Certifier Plugin

Description

The certifier performs two basic tasks:

  1. Load SSL certificates from file storage on demand. The total number of loaded certificates kept in memory can be configured.

  2. Generates SSL certificates on demand. Generated certificates will be written to file storage for later retrieval.

Implementation

Certificates management is done by SslLRUList (a Least-Recently-Used (LRU) list with a lookup map). The structure holding all info related to a given SNI is SslData. On lookup/insertion, the lookup map will be accessed and the corresponding SslData pointer will be moved to the head in the list. If on lookup/insertion the internal count exceeds the given limit on number of files, the tail node will be removed from both the list and the map.

When the plugin sees an incoming HTTPS request, it does:

  1. Look up the SNI in SslLRUList and set up the context if a valid context exists. Otherwise, it will schedule a thread to retrieve such context from disk (or generate). If such a thread is already scheduled, it will put this SSL connection onto the queue.

  2. The retriever thread will first try to load the cert from disk. If no such certs exist and dynamic generation is enabled, the thread will generate a Certificate Signing Request (CSR) with provided SNI and sign it with root CA passed in from config options. The signed certificate is then written to the disk and all queued up SSL connections are set up with correct context and enabled.

Setup

  • Cert and key:

    For example, openssl req -newkey rsa:2048 -nodes -keyout ca.key -x509 -days 365 -out ca.cert.
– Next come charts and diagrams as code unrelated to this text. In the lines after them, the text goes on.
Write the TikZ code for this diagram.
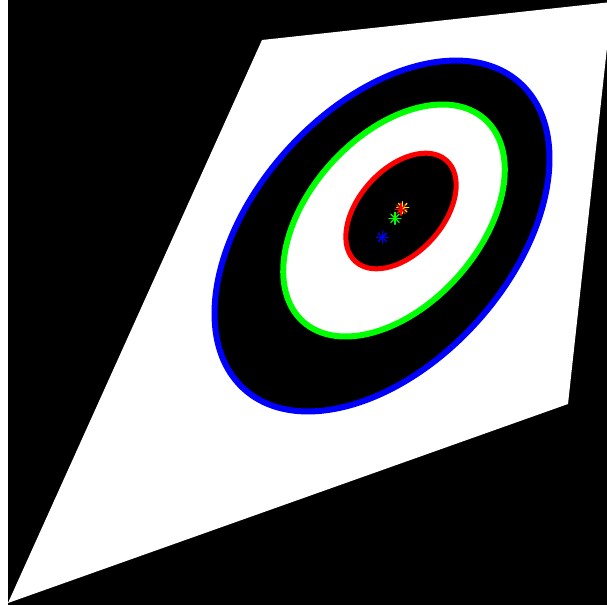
\documentclass[tikz,border=0pt]{standalone}
\usetikzlibrary{positioning}

\begin{document}
\begin{tikzpicture}[
    x=1pt, y=1pt,
    %% ── Fill styles ─────────────────────────────────────────────────────
    backdrop/.style={fill=black, draw=none},
    sheet/.style={fill=white, draw=none},
    %% ── Ring styles ─────────────────────────────────────────────────────
    outerring/.style={draw=blue,  fill=black, line width=6pt},
    middlering/.style={draw=green, fill=white, line width=6pt},
    innerring/.style={draw=red,   fill=black, line width=5pt},
    %% ── Centre markers (asterisk) ───────────────────────────────────────
    centremark/.style={line width=1.3pt, line cap=round},
]

%%─────────────────────────────────────────────────────────────────────────
%% Frame and background
%%─────────────────────────────────────────────────────────────────────────
\useasboundingbox (0,0) rectangle (607,605);
\fill[white] (0,0) rectangle (607,605);
\fill[backdrop] (8,0) rectangle (607,605);

%%─────────────────────────────────────────────────────────────────────────
%% Skewed sheet
%%─────────────────────────────────────────────────────────────────────────
\begin{scope}
    \clip (8,0) rectangle (607,605);
    \coordinate (sheetA) at (262,565);
    \coordinate (sheetB) at (612,603);
    \coordinate (sheetC) at (568,201);
    \coordinate (sheetD) at (8,2);
    \fill[sheet] (sheetA) -- (sheetB) -- (sheetC) -- (sheetD) -- cycle;
\end{scope}

%%─────────────────────────────────────────────────────────────────────────
%% Rings (all same shape, tilted 48 degrees)
%%─────────────────────────────────────────────────────────────────────────
\coordinate (blueC)  at (382,369);
\coordinate (greenC) at (394,384.5);
\coordinate (redC)   at (401,394);

\draw[outerring,  rotate around={48:(blueC)}]  (blueC)  ellipse [x radius=206, y radius=128];
\draw[middlering, rotate around={48:(greenC)}] (greenC) ellipse [x radius=136, y radius=85];
\draw[innerring,  rotate around={48:(redC)}]   (redC)   ellipse [x radius=68,  y radius=42];

%%─────────────────────────────────────────────────────────────────────────
%% Centre markers
%%─────────────────────────────────────────────────────────────────────────
\foreach \px/\py/\col in {382.3/367.7/blue, 395/386.7/green,
                          402.7/397.3/yellow, 401/395.7/red}{
    \foreach \ang in {0,45,90,135}{
        \draw[centremark, \col] ([shift={(\ang:6)}]\px,\py) -- ([shift={(\ang+180:6)}]\px,\py);
    }
}

\end{tikzpicture}
\end{document}
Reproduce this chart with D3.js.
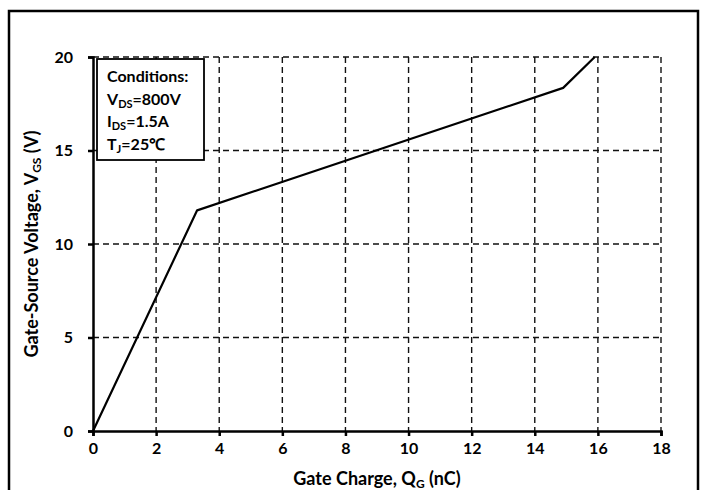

Note that the cert/key should be generated without a challenge password.

  • Serial number:

    A text file containing a valid integer with a trailing new line.

Plugin Configuration

  • Specify certificate generation related files. If any of the following parameters is missing, the dynamic generation will be disabled.
    --sign-cert <path_to_certificate>

    (optional, default:empty/unused) - specifies the path to the root CA certficate. In most cases, this would be a self-signed certificate that is configured to be trusted by all potential clients. Path should be the path and file name of the cert. If it is relative, it is relative to the Traffic Server configuration directory.

    --sign-key <path_to_key>

    (optional, default:empty/unused) - specifies the path to the root CA private key. In most cases, this would be generated alongside the self-signed root CA certificate.

    --sign-serial <path_to_serial>

    (optional, default:empty/unused) - specifies the path to the serial number file. This will be used to assign serial numbers to certificates and keep all generated ones in sync. Serial file should be a number with a trailing newline.

  • Specify the certificates management related settings.
    --store <path_to_certs_dir>

    (required, default:empty) - specifies the directory to use as the root of file system certificates storage.

    --max <N>

    (required, default:empty) - specifies the upper limit on number of files kept in memory.

Example Usage

To use this plugin, enable it in a plugin.config rule, specifying certificates storage path, max number of certificates in memory, and signing cert+key+serial. For example:

certifier.so –store=/home/zeyuan/certifier/certs –max=1000 –sign-cert=/home/zeyuan/certifier/root-ca.crt –sign-key=/home/zeyuan/certifier/root-ca.key –sign-serial=/home/zeyuan/certifier/ca-serial.txt

One use case would be routing incoming CONNECT request to another port on traffic server. With the certifier generating a trusted certificate, other plugins can act with a similar behavior to Man-In-The-Middle (logging interesting data for example).